Alan Dawson – London
Photo credit: Mark Robinson/Showtime
On May 2, 2009, Manny Pacquiao defeated Ricky Hatton with a stunning left hook knockout in the second round of a Las Vegas showdown. By the Mancunian’s own admission, Pacquiao beat him into retirement, depression, a battle against alcohol and drugs and even became suicidal having also lost contact with his parents. His comeback to the ring, Hatton said this week, was an attempt to exorcise personal demons but, against Vyacheslav Senchenko on November 24, The Hitman failed to relive his glory days as he suffered a gut-wrenching knockout defeat due to a ninth round shot to the body.
Official verdict: Senchenko by 9th Rd KO.

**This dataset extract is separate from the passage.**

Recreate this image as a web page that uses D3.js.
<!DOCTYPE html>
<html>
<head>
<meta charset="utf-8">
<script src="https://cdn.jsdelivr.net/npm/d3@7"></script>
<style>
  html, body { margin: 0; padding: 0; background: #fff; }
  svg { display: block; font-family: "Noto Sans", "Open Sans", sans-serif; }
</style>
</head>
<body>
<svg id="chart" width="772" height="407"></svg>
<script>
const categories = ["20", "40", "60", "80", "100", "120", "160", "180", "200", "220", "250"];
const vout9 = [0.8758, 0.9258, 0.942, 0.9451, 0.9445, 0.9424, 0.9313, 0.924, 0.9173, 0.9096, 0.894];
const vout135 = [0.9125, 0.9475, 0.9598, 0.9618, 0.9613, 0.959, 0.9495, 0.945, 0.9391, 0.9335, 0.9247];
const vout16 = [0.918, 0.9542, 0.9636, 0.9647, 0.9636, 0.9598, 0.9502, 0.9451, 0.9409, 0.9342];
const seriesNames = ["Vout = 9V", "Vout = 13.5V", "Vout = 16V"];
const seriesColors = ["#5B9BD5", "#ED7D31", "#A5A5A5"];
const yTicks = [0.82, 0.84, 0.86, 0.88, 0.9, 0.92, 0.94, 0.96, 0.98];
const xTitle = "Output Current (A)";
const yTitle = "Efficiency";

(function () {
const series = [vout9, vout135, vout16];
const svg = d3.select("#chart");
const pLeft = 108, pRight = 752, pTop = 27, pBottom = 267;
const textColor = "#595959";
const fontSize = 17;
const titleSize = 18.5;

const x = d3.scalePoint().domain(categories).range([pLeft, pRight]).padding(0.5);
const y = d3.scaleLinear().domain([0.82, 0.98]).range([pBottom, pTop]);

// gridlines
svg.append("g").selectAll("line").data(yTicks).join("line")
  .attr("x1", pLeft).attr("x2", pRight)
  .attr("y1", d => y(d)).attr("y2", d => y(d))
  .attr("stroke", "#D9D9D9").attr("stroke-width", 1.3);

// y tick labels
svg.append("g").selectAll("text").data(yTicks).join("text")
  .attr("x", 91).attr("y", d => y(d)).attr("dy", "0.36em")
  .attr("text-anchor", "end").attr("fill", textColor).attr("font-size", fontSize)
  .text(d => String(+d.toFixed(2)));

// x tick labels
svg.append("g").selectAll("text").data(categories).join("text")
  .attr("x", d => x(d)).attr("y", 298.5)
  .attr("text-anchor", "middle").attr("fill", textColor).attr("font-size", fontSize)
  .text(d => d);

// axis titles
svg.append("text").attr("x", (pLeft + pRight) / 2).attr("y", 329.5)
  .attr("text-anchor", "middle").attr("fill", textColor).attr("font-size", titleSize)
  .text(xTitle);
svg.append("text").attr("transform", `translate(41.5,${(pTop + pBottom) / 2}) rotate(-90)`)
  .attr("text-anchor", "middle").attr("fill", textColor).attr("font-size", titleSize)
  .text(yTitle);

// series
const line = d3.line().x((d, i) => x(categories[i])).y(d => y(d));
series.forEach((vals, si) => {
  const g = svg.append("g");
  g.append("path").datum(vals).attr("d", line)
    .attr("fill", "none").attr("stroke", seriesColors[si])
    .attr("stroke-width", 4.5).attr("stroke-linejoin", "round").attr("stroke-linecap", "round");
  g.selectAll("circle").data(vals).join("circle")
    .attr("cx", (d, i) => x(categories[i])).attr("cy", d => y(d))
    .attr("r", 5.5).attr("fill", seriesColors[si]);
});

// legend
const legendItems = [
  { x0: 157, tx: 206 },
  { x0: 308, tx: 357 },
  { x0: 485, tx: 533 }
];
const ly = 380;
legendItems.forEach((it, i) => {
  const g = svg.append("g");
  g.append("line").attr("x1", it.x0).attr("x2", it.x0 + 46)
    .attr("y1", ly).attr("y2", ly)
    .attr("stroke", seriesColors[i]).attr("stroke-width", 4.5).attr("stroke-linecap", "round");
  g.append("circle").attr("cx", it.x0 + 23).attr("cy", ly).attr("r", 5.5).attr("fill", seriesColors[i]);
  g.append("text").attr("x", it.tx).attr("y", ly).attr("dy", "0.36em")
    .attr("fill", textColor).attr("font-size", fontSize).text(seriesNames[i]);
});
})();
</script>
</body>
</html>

Manchester City fan Hatton (45-3-0, 32ko) may have lost 70-80lbs in order to gain his welterweight physique but the affable former two-weight world champion kept every single one of his fans as 20,000 supporters at the Manchester Arena erupted into a raucous hysteria when the melody and lyrics of “Blue Moon” filled the ground. Senchenko (33-1-0, 22ko) did himself well in playing up to the role of visiting villain as the once-defeated 147lber wore a Manchester United strip to the ring.
While Senchenko demonstrated an understanding and appreciation of a: the jab and b: the counter right, the main motif of the opening round was Hatton’s trademark focus to the body both with the jab, but mainly the left mitt to the gut. Hatton continued to pressure Vyacheslav in the second round, however, when it came to timing, the Englishman’s three-year absence from the professional circuit became apparent. He also walked into punches but his sheer activity… his bulldogged attitude, forthright behaviour and his relentlessness overcame Senchenko’s work.
In the third and fourth rounds, Senchenko began play-acting and taunted Hatton whenever Ricky landed. Any smirk, though, was wiped off of his face when Hatton punched hard to the midsection. Hatton’s frenetic pace slowed somewhat in the fourth and, because he kept his jabbing mitt so wayward, he was vulnerable to an overhand right. Senchenko, however, at this point in the fight was not the fighter who would capitalise on this and embark on a calculated offensive. Hatton, meanwhile, came into his own toward the end of the fourth, stealing the round in the process.
While Senchenko may have lost the fourth, he certainly won the fifth as the visiting pugilist took advantage of Hatton’s refusal to move his head by jabbing accurately. Hatton was also coming off second best when it came to the tactical battle and, by the bout’s midway point, Senchenko – who was bleeding from the cheek/eye – had found range and rhythm. That success was largely because the fast pace Hatton fought with at the start of the fight had depleted considerably, but not to the point where he was in danger. Hatton, 34, still felt he was a few punches away from closing the show and lunged with left hands.
Hatton, like Senchenko, was looking the part of a man in a fight. He was marked but not cut like Vyacheslav was. Senchenko, though, was having his say from a number of angles and regardless of whether the fight was boxed on the inside, or from distance. Senchenko came into his own as Hatton tired… perhaps a well constructed pre-fight gameplan. By the eighth round, Senchenko was boxing with authority and punishing Ricky with left hook/right straight combination punches.
While Hatton struck Senchenko with a couple notable shots in the ninth, Hatton’s comeback ended in distressing fashion as Senchenko powered a punch into Hatton’s body and The Hitman crumpled to his knees, unable to make the count, only rising to his feet one minute later, shedding tears in disappointment.
Ever popular, Hatton left the ring as he entered it. A hero in the minds of his fans who, despite defeat, continued to chant “There’s only one Ricky Hatton… one Ricky Hatton… walking along, singing along, walking in a Hatton wonderland”.
Following the official announcement of his defeat, Hatton told Primetime of his ‘heartbreak’: “I thought I was winning the fight, four rounds up. I caught him a couple of times. I put my body through hell [by] losing four and a half stone. I’m really heart-broken.
“I get my life back together but it’s just one shot. I’m heart-broken. He nailed me with a few early on. I think I was doing alright… he only lost his unbeaten record last time out but I’m just gutted. I wanted to fight for world titles and had to fight someone like that to get to world titles. I was enjoying it but I was finding it heavy weather. I’m a champion and I’m a fighter.”
Hatton, with severe purple bruising over his cheek, concluded by ambiguously commenting on his immediate future: “I’m going to have a proper think about things as that’s not the way my career should end.”